An organized mass prayer session outside Jerusalem's Lions' Gate, July 2017.
(photo credit: MARC ISRAEL SELLEM/THE JERUSALEM POST)
Hundreds of Muslim worshipers congregated outside Jerusalem's Lions' Gate to hold a mass prayer Thursday afternoon in protest over the Israeli government's decision to install metal detectors at the entrance to the Temple Mount following last week's terror attack, which claimed the lives of two border policemen.
Border police and military personnel stood guard in the area to ensure that the prayer didn't evolve into a violent demonstration.
Security forces are expecting an even bigger turnout at the mass, public prayers in Jerusalem and its surroundings on Friday, when the traditional prayers are slated to be held.
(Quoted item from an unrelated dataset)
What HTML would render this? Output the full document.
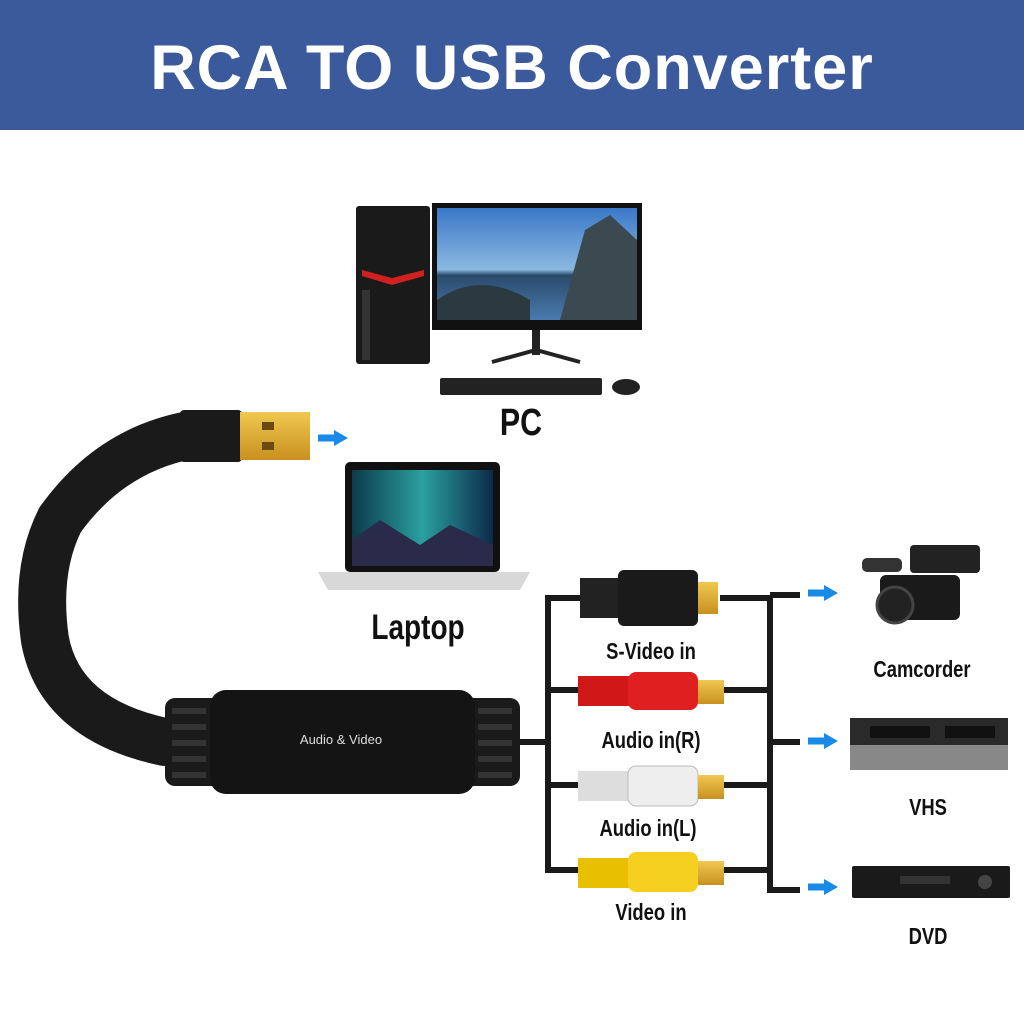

Immediately following last Friday's attack, the Temple Mount was closed off for visitors of all faiths. Even though it has since reopened, Muslim leaders in Israel and neighboring countries have called on Palestinians to 'rage' against the Israeli government's decision and to relocate their prayers from the mosques to the streets in order to demonstrate their discontent with the situation.
The Wakf Islamic trust (that administers the Temple Mount and other Islamic sites in Jerusalem on behalf of the Jordanian government) went so far as to tell preachers and imams in Jerusalem not to deliver sermons in the city's mosques on Friday, redirecting them to hold the prayers adjacent to the Mount.
While Israel is saying that the installation of metal detectors is meant to prevent potential attackers from entering the holy site with weapons and perpetuating acts of terror, Muslim leaders are blaming Israel of discrimination.